Arjun is a proud father to four children—daughters Mahikaa (23) and Myra (20) with his ex-wife Mehr Jesia, and sons Arik (6) and Ariv (2) with his partner Gabriella Demetriades. The family is spread across phases of life, yet emotionally close.
“Mahikaa and Myra dote on the boys. Arik loves his didis. He spends a lot of time with them at their home in Mumbai, and he’s friends with Mehr, too. He’s quite a charmer. I think he got that from his mom,” says Arjun Rampal.
He talks about how parenting, and he himself, have evolved over time. There’s love, learning, bonding, and a conscious effort to do better. With honesty, he opens up about how his own childhood experiences with his father impacted him.
“I loved my dad, but unfortunately, at some point, he became addicted to alcohol”
“I loved my dad, but unfortunately, at some point, he became addicted to alcohol.
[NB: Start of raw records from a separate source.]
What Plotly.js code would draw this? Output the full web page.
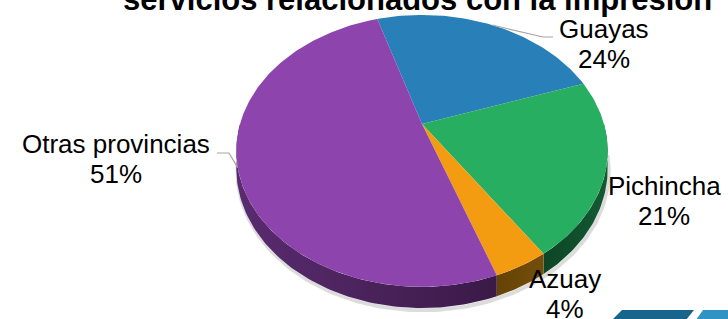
<!DOCTYPE html>
<html><head><meta charset="utf-8">
<script src="https://cdn.plot.ly/plotly-3.0.1.min.js"></script>
<style>html,body{margin:0;padding:0;background:#fff}#chart{width:728px;height:319px}</style>
</head><body><div id="chart"></div>
<script>
// ---- data ----
const titleText = 'servicios relacionados con la impresión';
const labels = ['Guayas', 'Pichincha', 'Azuay', 'Otras provincias'];
const values = [24.4, 20.9, 4.0, 50.7];
const topColors = ['#2980B9', '#27AE60', '#F39C12', '#8E44AD'];
const sideLight = ['#1a4f72', '#145a33', '#744e0a', '#5a2b70'];
const sideDark = ['#14405c', '#0d4526', '#654205', '#3a1a47'];

// ---- geometry (3D perspective pie) ----
const W = 728, H = 319, CX = 422, CY = 124, S = 182;
const K = 0.198, A = 0.7176, T = 0.0934, START = -17;
function proj(phiDeg, depth) {
  const p = phiDeg * Math.PI / 180;
  const X = Math.sin(p), Z = Math.cos(p);
  const w = 1 + K * Z;
  return [X / w, (A * Z - T * depth) / w];
}
function ax(px) { return (px - CX) / S; }
function ay(py) { return (CY - py) / S; }

const total = values.reduce((a, b) => a + b, 0);
const bounds = [];
let acc = START;
values.forEach(v => { const a0 = acc; acc += v / total * 360; bounds.push([a0, acc]); });

const traces = [];
// soft shadow under the front rim
(function () {
  const xs = [], ys = [];
  for (let d = 95; d <= 265; d++) { const [x, y] = proj(d, 1); xs.push(x + 0.006); ys.push(y - 0.012); }
  traces.push({type: 'scatter', mode: 'lines', x: xs, y: ys, line: {color: '#9a9a9a', width: 4},
    opacity: 0.35, hoverinfo: 'skip', showlegend: false});
})();
// side walls (front half only)
bounds.forEach(([a0, a1], i) => {
  const lo = Math.max(a0, 90), hi = Math.min(a1, 270);
  if (hi <= lo) return;
  const xs = [], ys = [];
  const n = Math.max(2, Math.ceil(hi - lo));
  for (let j = 0; j <= n; j++) { const [x, y] = proj(lo + (hi - lo) * j / n, 0); xs.push(x); ys.push(y); }
  for (let j = n; j >= 0; j--) { const [x, y] = proj(lo + (hi - lo) * j / n, 1); xs.push(x); ys.push(y); }
  traces.push({type: 'scatter', mode: 'lines', x: xs, y: ys, fill: 'toself', fillcolor: sideDark[i],
    fillgradient: {type: 'horizontal', colorscale: i === 3 ? [[0, sideLight[i]], [1, sideDark[i]]] : [[0, sideDark[i]], [1, sideLight[i]]]},
    line: {width: 0, color: sideDark[i]}, hoverinfo: 'skip', showlegend: false});
});
// top faces
bounds.forEach(([a0, a1], i) => {
  const xs = [0], ys = [0];
  const n = Math.max(2, Math.ceil(a1 - a0));
  for (let j = 0; j <= n; j++) { const [x, y] = proj(a0 + (a1 - a0) * j / n, 0); xs.push(x); ys.push(y); }
  xs.push(0); ys.push(0);
  traces.push({type: 'scatter', mode: 'lines', x: xs, y: ys, fill: 'toself', fillcolor: topColors[i],
    line: {width: 0, color: topColors[i]}, name: labels[i], showlegend: false});
});

// label placement (pixel centre x, baseline y of first line)
const labelPos = [[604, 38], [664, 195], [565, 288], [116, 153]];
const FS = 26, LINE = 30;
const font = {family: 'Liberation Sans, Arial, sans-serif', size: FS, color: '#000'};
const annotations = [];
labels.forEach((lab, i) => {
  const [px, py] = labelPos[i];
  annotations.push({x: ax(px), y: ay(py - 9), xref: 'x', yref: 'y', text: lab, showarrow: false,
    xanchor: 'center', yanchor: 'middle', font: font});
  annotations.push({x: ax(px), y: ay(py + LINE - 9), xref: 'x', yref: 'y',
    text: Math.round(values[i] / total * 100) + '%', showarrow: false,
    xanchor: 'center', yanchor: 'middle', font: font});
});
annotations.push({x: 417 / W, y: 1 + 1 / H, xref: 'paper', yref: 'paper', text: '<b>' + titleText + '</b>',
  showarrow: false, xanchor: 'center', yanchor: 'middle',
  font: {family: 'Liberation Sans, Arial, sans-serif', size: 31, color: '#000'}});

// leader lines (from slice mid-angle rim to label)
const leaders = {0: [[543, 37], [553, 37]], 3: [[229, 153], [217, 153]]};
Object.keys(leaders).forEach(k => {
  const i = +k; const mid = (bounds[i][0] + bounds[i][1]) / 2;
  const [x0, y0] = proj(mid, 0);
  const pts = leaders[k];
  traces.push({type: 'scatter', mode: 'lines', x: [x0, ax(pts[0][0]), ax(pts[1][0])],
    y: [y0, ay(pts[0][1]), ay(pts[1][1])], line: {color: '#a6a6a6', width: 1.2},
    hoverinfo: 'skip', showlegend: false});
});

function pp(pts) { return 'M' + pts.map(p => (p[0] / W) + ',' + (1 - p[1] / H)).join(' L') + ' Z'; }
const shapes = [
  {type: 'path', xref: 'paper', yref: 'paper', path: pp([[612, 320], [622, 310], [694, 310], [686, 320]]),
    fillcolor: '#17658d', line: {width: 0}},
  {type: 'path', xref: 'paper', yref: 'paper', path: pp([[696, 320], [703, 310], [728, 310], [728, 320]]),
    fillcolor: '#2f93c4', line: {width: 0}}
];

const layout = {
  width: W, height: H, margin: {l: 0, r: 0, t: 0, b: 0},
  paper_bgcolor: '#fff', plot_bgcolor: '#fff',
  xaxis: {range: [ax(0), ax(W)], visible: false, fixedrange: true},
  yaxis: {range: [ay(H), ay(0)], visible: false, fixedrange: true},
  annotations: annotations, shapes: shapes, showlegend: false
};
Plotly.newPlot('chart', traces, layout, {displayModeBar: false, staticPlot: true});
</script></body></html>
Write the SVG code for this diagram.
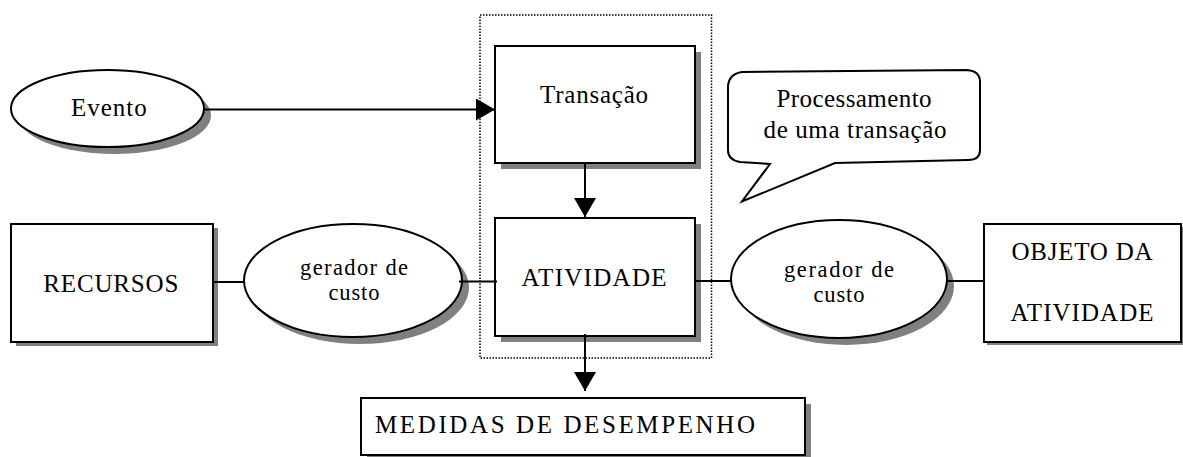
<svg xmlns="http://www.w3.org/2000/svg" width="1183" height="457" viewBox="0 0 1183 457">
<defs>
<style>
.shape{fill:#fff;stroke:#000;stroke-width:2}
.shadow{fill:#808080;stroke:none}
.lbl{font-family:"Liberation Serif","Times New Roman",serif;font-size:25px;fill:#000;text-anchor:middle}
.sm{font-size:22.5px}
.conn{fill:none;stroke:#000;stroke-width:2}
.dot{fill:none;stroke:#000;stroke-width:1.5;stroke-dasharray:1.5 1.5}
</style>
<marker id="ah" markerUnits="userSpaceOnUse" markerWidth="19" markerHeight="22" refX="19" refY="11" orient="auto">
<path d="M0,0 L19,11 L0,22 Z" fill="#000"/>
</marker>
</defs>
<rect width="1183" height="457" fill="#fff"/>

<g id="grupo-atividade">
<rect class="dot" x="480" y="15" width="231.5" height="343"/>
</g>

<g id="evento">
<ellipse class="shadow" cx="114.5" cy="115.5" rx="96.5" ry="38.5"/>
<ellipse class="shape" cx="107.5" cy="108.5" rx="96.5" ry="38.5"/>
<text class="lbl" x="108.8" y="116" textLength="75.7" lengthAdjust="spacing">Evento</text>
</g>

<g id="transacao">
<rect class="shadow" x="501" y="52" width="200" height="117"/>
<rect class="shape" x="495" y="46" width="200" height="117"/>
<text class="lbl" x="594" y="103" textLength="108" lengthAdjust="spacing">Transação</text>
</g>

<g id="balao">
<path class="shape" d="M728,86 Q729,74 742,72 L967,70 Q980,71 980,82 L980,150 Q980,160 968,160 L835,163 L742,201.5 L770,164 L740,162 Q728,160 728,150 Z"/>
<text class="lbl" x="854" y="106.7" textLength="155" lengthAdjust="spacing">Processamento</text>
<text class="lbl" x="855" y="137.5" textLength="183" lengthAdjust="spacing">de uma transação</text>
</g>

<g id="recursos">
<rect class="shadow" x="16" y="228" width="202" height="118"/>
<rect class="shape" x="11" y="224" width="202" height="118"/>
<text class="lbl" x="110.8" y="292" textLength="135" lengthAdjust="spacing">RECURSOS</text>
</g>

<g id="gerador-esq">
<ellipse class="shadow" cx="360" cy="287.5" rx="109" ry="56.5"/>
<ellipse class="shape" cx="353" cy="280.5" rx="109" ry="56.5"/>
<text class="lbl sm" x="354" y="275" textLength="108" lengthAdjust="spacing">gerador de</text>
<text class="lbl sm" x="354" y="300" textLength="51" lengthAdjust="spacing">custo</text>
</g>

<g id="atividade">
<rect class="shadow" x="501" y="224" width="200" height="118"/>
<rect class="shape" x="495" y="218" width="200" height="118"/>
<text class="lbl" x="594" y="286" textLength="145" lengthAdjust="spacing">ATIVIDADE</text>
</g>

<g id="gerador-dir">
<ellipse class="shadow" cx="846" cy="286" rx="108" ry="59"/>
<ellipse class="shape" cx="839" cy="279" rx="108" ry="59"/>
<text class="lbl sm" x="839" y="276.5" textLength="110" lengthAdjust="spacing">gerador de</text>
<text class="lbl sm" x="839" y="301.5" textLength="51" lengthAdjust="spacing">custo</text>
</g>

<g id="objeto">
<rect class="shadow" x="987" y="227" width="197" height="118"/>
<rect class="shape" x="984" y="224" width="197" height="118"/>
<text class="lbl" x="1082" y="260" textLength="141" lengthAdjust="spacing">OBJETO DA</text>
<text class="lbl" x="1082" y="320.5" textLength="143" lengthAdjust="spacing">ATIVIDADE</text>
</g>

<g id="medidas">
<rect class="shadow" x="367" y="404" width="444" height="58"/>
<rect class="shape" x="361" y="398" width="444" height="57"/>
<text class="lbl" x="375" y="432.5" style="text-anchor:start" textLength="380" lengthAdjust="spacing">MEDIDAS DE DESEMPENHO</text>
</g>

<g id="connectors">
<line class="conn" x1="204" y1="109.5" x2="495" y2="109.5" marker-end="url(#ah)"/>
<line class="conn" x1="585" y1="163" x2="585" y2="217" marker-end="url(#ah)"/>
<line class="conn" x1="585" y1="334" x2="585" y2="391" marker-end="url(#ah)"/>
<line class="conn" x1="213" y1="282" x2="245" y2="282"/>
<line class="conn" x1="459" y1="281.5" x2="497" y2="281.5"/>
<line class="conn" x1="695" y1="281" x2="731" y2="281"/>
<line class="conn" x1="946" y1="281" x2="984" y2="281"/>
</g>
</svg>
My initial years with him were great, then in the middle, due to the addiction, there wasn’t any communication between us. I distanced myself, and the relationship got strained. Towards the end, in the later stage of his life, I started helping him. I took him to rehab and got him connected back with his family. I had not spoken with him for years. We started writing letters to each other, and that’s when we renewed our relationship. But then, he got really ill, suffered a heart attack and passed away. I wish we could have spent more time with us. My dad left, then my mom passed away, and that’s when they sent me my baby boy to fill that void,” he says.
“Addiction of any kind comes from a lot of pain or trauma,” he continues.
“I don’t think any parent wants to let their children down. I don’t think that was my father’s intention. Addiction of any kind comes from a lot of pain or trauma, which that person must have gone through in their past. I wonder what it was that took him down that route. Sadly, I could never get down to the root of that. I openly talk to my kids about it, as I don’t want them to ever fall into addiction,” he shares.
“Right now, the closest to me is Arik”
Every child has a special place in his heart, but Arjun shares a current closeness with his son Arik.
“Each child holds a unique place in his heart. Both the girls have had a rough time because their parents are not together. In that situation, to grow so maturely and embrace my life so beautifully… I’m very fortunate to see the way they’ve embraced Gabriella, too. They’re like her best friends. Mahikaa knows there’s always that tenderness I have towards her. Myra has me wrapped around her finger. She’ll be aloof and then come back and get everything she wants from me. Right now, the closest to me is Arik, because he’s at that stage where he is clingy and really wants to hang out with me. Ariv is a baby, and he’s really at that cute and cuddly stage,” he says.
When asked about the bond Gabriella shares with the children, he says they’re quite a modern family. And when asked about tying the knot, Arjun simply smiles and says—
“50 is the new 30”
Fatherhood came again for Arjun in his late 40s, and it’s been a refreshing journey for him.
“Ariv was born when I was 50, and 50 is the new 30 (laughs). But really, it’s just a number. What I do is take good care of my health, as I want to stay really fit and be there for them,” the actor says.
“One of the hardest things is letting go of your kids”
Letting his children go out into the world has been one of the most emotional phases of fatherhood for Arjun.
“You can’t keep protecting them and letting go is one hard thing you have to do as a parent. When Mahikaa had to go to London to study, I couldn’t take it. I made sure all my shoots were in London so I could spend more time with her. Now Myra’s gone to study, and I’m happy to see how responsible she’s become. A lot of that credit goes to Mehr. She’s been amazing with them.”
On Parenting Today
Rampal believes parenting today has changed for the better. He speaks against harsh methods and believes in being emotionally available for children.
“Parenting has evolved so much. Scolding and raising your voice are things that don’t work, because when you do that, your kids start imitating you.”
Arjun Rampal’s journey as a father is layered—with love, mistakes, learning, and deep emotional awareness. From helping his father battle addiction to raising his own children in a modern, conscious household, he represents a new-age father who is not afraid to speak with vulnerability.
Whether he’s spending time with his sons, staying close to his daughters, or blending his family with warmth and mutual respect—Arjun Rampal shows that being a father is not about perfection, but about presence, patience, and evolving love.